Многие сюжеты фаблио находят близкие аналогии в сказках, новеллах, назидательных рассказах других народов различных стран и эпох. В частности, ряд очень точных параллелей к ним обнаружен в буддийских «апологах» (мо­рально-назидательных рассказах). Это послужило основанием для возникшей в середине XIX в. теории «восточного» или «индийского» происхождения фаб­лио, которая господствовала в европейской науке до конца XIX в. и ещё до сих пор насчитывает многих сторонников.

Выраженная в такой общей форме, она, безусловно, неверна. Не подлежит сомнению, что в течение всего раннего средне­вековья происходило в широких масштабах блуждание сказочных и новеллистических сюжетов, беспрерывный международный обмен их, происходивший устно, нередко и письменным путём.

Учитывая культурные влияния, шедшие в XII-XIII вв. преимущественно с Востока в Западную Европу, нельзя отрицать восточного происхождения некоторых фаблио. Однако вполне доказанным это можно считать лишь в отношении очень немногих из них, и притом наиболее поздних.

Большинство же фаблио, по всей вероятности, местного французского происхождения, сюжетное сходство их с рассказами других народов, в том числе восточных, объясняется аналогичными общественно-бытовыми условиями, порождающими, без каких-либо взаимных влияний, аналогичные сюжетные схемы и сходную мораль.

Фаблио оказали значительное влияние на последующую французскую (отчасти и на другие европейские) литературу.
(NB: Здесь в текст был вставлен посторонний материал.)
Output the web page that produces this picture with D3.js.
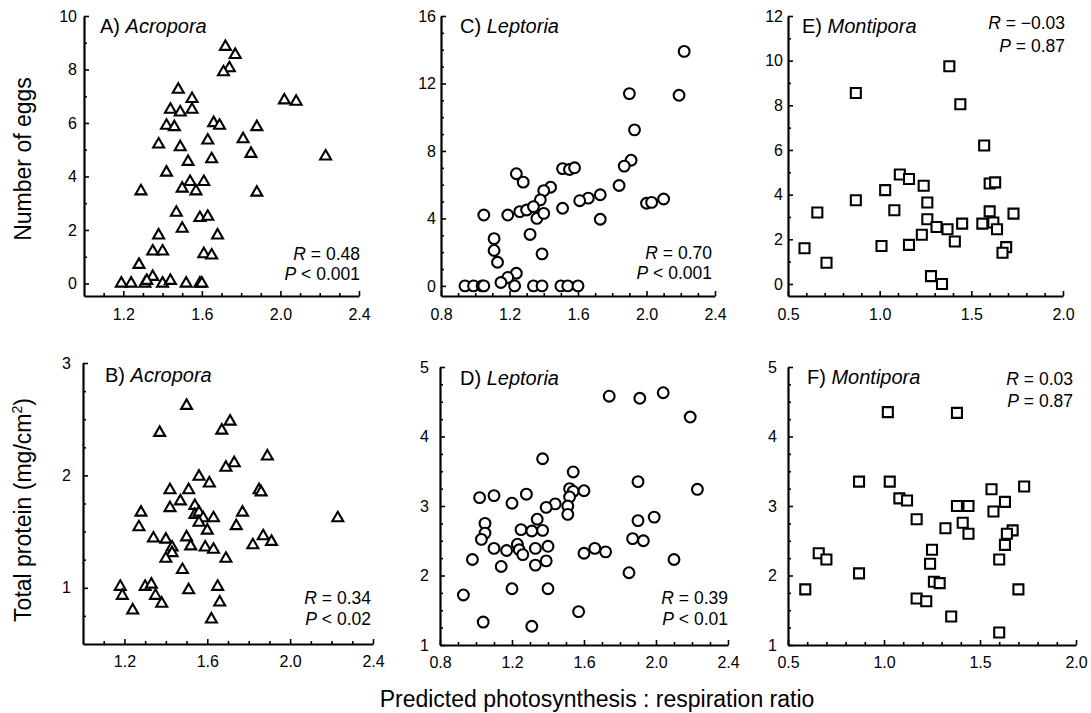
<!DOCTYPE html>
<html lang="en">
<head>
<meta charset="utf-8">
<title>Eggs and protein vs predicted P:R ratio</title>
<script src="https://cdn.jsdelivr.net/npm/d3@7"></script>
<style>
body { margin: 0; background: #fff; }
svg text { font-family: "Liberation Sans", Arial, Helvetica, sans-serif; fill: #000; }
</style>
</head>
<body>
<script>
// ---- data (x = predicted P:R ratio) ----
var acroporaEggsRatio = [1.72,1.77,1.74,1.71,1.48,1.55,2.02,2.08,1.44,1.49,1.55,1.66,1.69,1.42,1.46,1.88,1.81,1.63,1.38,1.49,1.85,1.53,1.65,2.23,1.42,1.54,1.61,1.50,1.57,1.29,1.88,1.47,1.59,1.63,1.50,1.68,1.38,1.35,1.40,1.61,1.65,1.28,1.35,1.19,1.24,1.31,1.32,1.40,1.44,1.52,1.59,1.60];
var acroporaEggsCount = [8.85,8.55,8.05,7.9,7.25,6.9,6.85,6.8,6.5,6.4,6.5,6.0,5.9,5.9,5.85,5.85,5.4,5.35,5.2,5.1,4.85,4.55,4.65,4.75,4.15,3.8,3.8,3.55,3.45,3.45,3.4,2.65,2.45,2.5,2.05,1.8,1.8,1.2,1.2,1.1,1.05,0.7,0.25,0,0,0,0.1,0,0.1,0,0,0];

var leptoriaEggsRatio = [2.22,1.90,2.19,1.93,1.91,1.87,1.51,1.55,1.58,1.24,1.28,1.44,1.40,1.84,1.73,1.66,1.61,2.00,2.03,2.10,1.38,1.51,1.26,1.30,1.34,1.36,1.40,1.19,1.05,1.73,1.32,1.11,1.11,1.13,1.39,1.24,1.19,1.15,1.23,0.94,0.99,1.04,1.05,1.34,1.39,1.50,1.54,1.60];
var leptoriaEggsCount = [13.9,11.4,11.3,9.25,7.45,7.1,6.95,6.9,7.0,6.65,6.15,5.85,5.65,5.95,5.4,5.2,5.05,4.9,4.95,5.15,5.1,4.6,4.4,4.5,4.7,4.0,4.3,4.2,4.2,3.95,3.05,2.8,2.1,1.4,1.9,0.75,0.5,0.2,0,0,0,0,0,0,0,0,0,0];

var montiporaEggsRatio = [1.38,0.87,1.44,1.57,1.11,1.16,1.24,1.60,1.63,1.03,0.87,0.66,1.08,1.26,1.60,1.73,1.26,1.31,1.37,1.45,1.56,1.62,1.64,1.23,1.41,1.16,1.01,1.69,1.67,0.59,0.71,1.28,1.34];
var montiporaEggsCount = [9.75,8.55,8.05,6.2,4.9,4.7,4.4,4.5,4.55,4.2,3.75,3.2,3.3,3.65,3.25,3.15,2.9,2.55,2.45,2.7,2.7,2.75,2.45,2.2,1.9,1.75,1.7,1.65,1.4,1.6,0.95,0.35,0];

var acroporaProteinRatio = [1.50,1.37,1.71,1.67,1.89,1.73,1.69,1.56,1.61,1.42,1.51,1.85,1.86,1.47,1.42,1.54,1.28,1.54,1.56,1.58,1.63,1.77,1.27,1.56,1.74,1.60,1.34,1.40,1.50,1.87,1.91,1.43,1.52,1.59,1.63,1.82,1.43,1.40,1.69,1.48,1.18,1.19,1.30,1.33,1.35,1.38,1.24,1.51,1.65,1.66,1.62,2.23];
var acroporaProteinMg = [2.62,2.38,2.48,2.40,2.17,2.11,2.07,1.99,1.93,1.87,1.87,1.87,1.85,1.77,1.71,1.73,1.67,1.65,1.67,1.62,1.62,1.67,1.54,1.58,1.55,1.51,1.44,1.43,1.45,1.46,1.41,1.36,1.37,1.36,1.34,1.38,1.31,1.26,1.26,1.16,1.01,0.93,1.01,1.03,0.93,0.86,0.80,0.98,1.01,0.87,0.72,1.62];

var leptoriaProteinRatio = [1.74,1.91,2.04,2.19,1.37,1.54,1.90,2.23,1.52,1.54,1.60,1.52,1.02,1.10,1.28,1.20,1.44,1.39,1.51,1.51,1.34,1.99,1.90,1.05,1.05,1.03,1.25,1.31,1.37,1.87,1.93,1.23,1.10,1.17,1.24,1.26,1.33,1.40,1.60,1.66,1.72,1.39,1.33,1.14,0.98,2.10,1.85,1.20,1.40,0.93,1.57,1.04,1.31];
var leptoriaProteinMg = [4.58,4.55,4.63,4.28,3.68,3.49,3.35,3.24,3.25,3.21,3.22,3.13,3.12,3.15,3.17,3.04,3.03,2.98,3.00,2.88,2.81,2.84,2.79,2.75,2.61,2.52,2.66,2.64,2.65,2.53,2.50,2.45,2.39,2.36,2.37,2.30,2.39,2.42,2.32,2.39,2.34,2.21,2.15,2.13,2.23,2.23,2.04,1.81,1.81,1.72,1.48,1.33,1.27];

var montiporaProteinRatio = [1.02,1.38,0.87,1.03,1.73,1.56,1.08,1.12,1.63,1.38,1.44,1.57,1.17,1.41,1.32,1.44,1.67,1.64,1.63,1.25,1.24,0.66,0.70,1.60,0.87,1.26,1.29,0.59,1.70,1.17,1.22,1.35,1.60];
var montiporaProteinMg = [4.35,4.34,3.35,3.35,3.28,3.24,3.11,3.08,3.06,3.00,3.00,2.92,2.81,2.76,2.68,2.60,2.65,2.60,2.44,2.37,2.17,2.32,2.23,2.23,2.03,1.91,1.89,1.80,1.80,1.67,1.63,1.41,1.18];

// labelled ticks
var ticksRatioAcro = [1.2, 1.6, 2.0, 2.4];
var ticksRatioLept = [0.8, 1.2, 1.6, 2.0, 2.4];
var ticksRatioMont = [0.5, 1.0, 1.5, 2.0];
var ticksEggsAcro = [0, 2, 4, 6, 8, 10];
var ticksEggsLept = [0, 4, 8, 12, 16];
var ticksEggsMont = [0, 2, 4, 6, 8, 10, 12];
var ticksProteinAcro = [1, 2, 3];
var ticksProteinOther = [1, 2, 3, 4, 5];

var statsR = ["0.48", "0.70", "\u22120.03", "0.34", "0.39", "0.03"];
var statsP = ["< 0.001", "< 0.001", "= 0.87", "< 0.02", "< 0.01", "= 0.87"];

var w = 1091, h = 713;
var svg = d3.select("body").append("svg").attr("width", w).attr("height", h);

var panels = [
  {tag: "A", genus: "Acropora", xs: acroporaEggsRatio, ys: acroporaEggsCount, shape: "tri",
   xr: [84, 359], yr: [296, 16], xd: [1.0, 2.4], yd: [-0.47, 10],
   xt: ticksRatioAcro, xm: 0.1, yt: ticksEggsAcro, ym: 1, ypad: 7,
   lab: [100, 33], statX: 360, statY: [260, 280]},
  {tag: "C", genus: "Leptoria", xs: leptoriaEggsRatio, ys: leptoriaEggsCount, shape: "circ",
   xr: [441, 715], yr: [296, 16], xd: [0.8, 2.4], yd: [-0.6, 16],
   xt: ticksRatioLept, xm: 0.1, yt: ticksEggsLept, ym: 1, ypad: 5,
   lab: [460, 33], statX: 712, statY: [259, 279]},
  {tag: "E", genus: "Montipora", xs: montiporaEggsRatio, ys: montiporaEggsCount, shape: "sq",
   xr: [788, 1063], yr: [296, 16], xd: [0.5, 2.0], yd: [-0.54, 12],
   xt: ticksRatioMont, xm: 0.1, yt: ticksEggsMont, ym: 1, ypad: 5,
   lab: [802, 33], statX: 1065, statY: [29, 52]},
  {tag: "B", genus: "Acropora", xs: acroporaProteinRatio, ys: acroporaProteinMg, shape: "tri",
   xr: [83, 373], yr: [644, 363], xd: [1.0, 2.4], yd: [0.5, 3],
   xt: ticksRatioAcro, xm: 0.1, yt: ticksProteinAcro, ym: 0.25, ypad: 12,
   lab: [105, 382], statX: 371, statY: [604, 625]},
  {tag: "D", genus: "Leptoria", xs: leptoriaProteinRatio, ys: leptoriaProteinMg, shape: "circ",
   xr: [440, 728], yr: [645, 367], xd: [0.8, 2.4], yd: [1, 5],
   xt: ticksRatioLept, xm: 0.1, yt: ticksProteinOther, ym: 0.25, ypad: 11,
   lab: [460, 385], statX: 728, statY: [604, 625]},
  {tag: "F", genus: "Montipora", xs: montiporaProteinRatio, ys: montiporaProteinMg, shape: "sq",
   xr: [788, 1076], yr: [645, 367], xd: [0.5, 2.0], yd: [1, 5],
   xt: ticksRatioMont, xm: 0.1, yt: ticksProteinOther, ym: 0.25, ypad: 11,
   lab: [807, 384], statX: 1073, statY: [385, 407]}
];

var symTri = d3.symbol().type(d3.symbolTriangle).size(52);
var symSq = d3.symbol().type(d3.symbolSquare).size(100);

// unlabelled small ticks between the labelled ones
function minorTicks(d, step, major) {
  var out = [];
  var start = Math.ceil(d[0] / step - 1e-6) * step;
  for (var v = start; v <= d[1] + 1e-6; v += step) {
    var r = Math.round(v * 1000) / 1000;
    if (major.indexOf(r) < 0 && r > d[0] + 1e-6) out.push(r);
  }
  return out;
}

panels.forEach(function(p, i) {
  var x = d3.scaleLinear().domain(p.xd).range(p.xr);
  var y = d3.scaleLinear().domain(p.yd).range(p.yr);
  var g = svg.append("g");

  // minor ticks
  g.append("g").attr("transform", "translate(0," + p.yr[0] + ")")
    .call(d3.axisBottom(x).tickValues(minorTicks(p.xd, p.xm, p.xt)).tickSize(-3).tickSizeOuter(0).tickFormat(""))
    .call(function(a) { a.select(".domain").remove(); });
  g.append("g").attr("transform", "translate(" + p.xr[0] + ",0)")
    .call(d3.axisLeft(y).tickValues(minorTicks(p.yd, p.ym, p.yt)).tickSize(-3).tickSizeOuter(0).tickFormat(""))
    .call(function(a) { a.select(".domain").remove(); });

  // major ticks + labels
  var xa = g.append("g").attr("transform", "translate(0," + p.yr[0] + ")")
    .call(d3.axisBottom(x).tickValues(p.xt).tickSize(-5).tickSizeOuter(0)
      .tickPadding(p.yr[0] > 400 ? 11.5 : 12.5).tickFormat(d3.format(".1f")));
  var ya = g.append("g").attr("transform", "translate(" + p.xr[0] + ",0)")
    .call(d3.axisLeft(y).tickValues(p.yt).tickSize(-5).tickSizeOuter(0)
      .tickPadding(p.ypad).tickFormat(d3.format("d")));
  [xa, ya].forEach(function(a) {
    a.selectAll("text").attr("font-size", 16).attr("font-family", null);
    a.select(".domain").attr("stroke-width", 2.2);
  });
  g.selectAll(".tick line").attr("stroke-width", 1.6);

  // points
  var pts = p.xs.map(function(v, k) { return {x: v, y: p.ys[k]}; });
  var sel;
  if (p.shape === "circ") {
    sel = g.selectAll("circle.pt").data(pts).enter().append("circle")
      .attr("class", "pt")
      .attr("cx", function(d) { return x(d.x); })
      .attr("cy", function(d) { return y(d.y); })
      .attr("r", 5.4);
  } else {
    var s = p.shape === "tri" ? symTri : symSq;
    sel = g.selectAll("path.pt").data(pts).enter().append("path")
      .attr("class", "pt")
      .attr("d", s)
      .attr("transform", function(d) { return "translate(" + x(d.x) + "," + y(d.y) + ")"; });
  }
  sel.attr("fill", "#fff").attr("stroke", "#000").attr("stroke-width", 2.1);

  // panel label
  var lt = g.append("text").attr("x", p.lab[0]).attr("y", p.lab[1]).attr("font-size", 20);
  lt.append("tspan").text(p.tag + ") ");
  lt.append("tspan").attr("font-style", "italic").text(p.genus);

  // statistics
  var r = g.append("text").attr("x", p.statX).attr("y", p.statY[0]).attr("font-size", 17.5).attr("text-anchor", "end");
  r.append("tspan").attr("font-style", "italic").text("R");
  r.append("tspan").text(" = " + statsR[i]);
  var pp = g.append("text").attr("x", p.statX).attr("y", p.statY[1]).attr("font-size", 17.5).attr("text-anchor", "end");
  pp.append("tspan").attr("font-style", "italic").text("P");
  pp.append("tspan").text(" " + statsP[i]);
});

// axis titles
svg.append("text").attr("transform", "translate(31,159) rotate(-90)")
  .attr("text-anchor", "middle").attr("font-size", 23).text("Number of eggs");
var pt = svg.append("text").attr("transform", "translate(31,510) rotate(-90)")
  .attr("text-anchor", "middle").attr("font-size", 23);
pt.append("tspan").text("Total protein (mg/cm");
pt.append("tspan").attr("font-size", 14).attr("dy", -9).text("2");
pt.append("tspan").attr("dy", 9).text(")");
svg.append("text").attr("x", 597).attr("y", 707)
  .attr("text-anchor", "middle").attr("font-size", 23).text("Predicted photosynthesis : respiration ratio");
</script>
</body>
</html>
Они дали материал для некото­рых новелл Боккаччо и других итальянских рассказчиков. Многое из сюжетов и стиля фаблио перешло в фарсы XV в., кое-что в роман Рабле «Гаргантюа и Пантагрюэль», в комедии (фарсового типа) Мольера, в «Сказки» Лафонтена. Отголоски фаблио мы встречаем уже в XIX в. – в «Озорных рассказах» Бальза­ка и в некоторых (преимущественно крестьянских) новеллах Мопассана.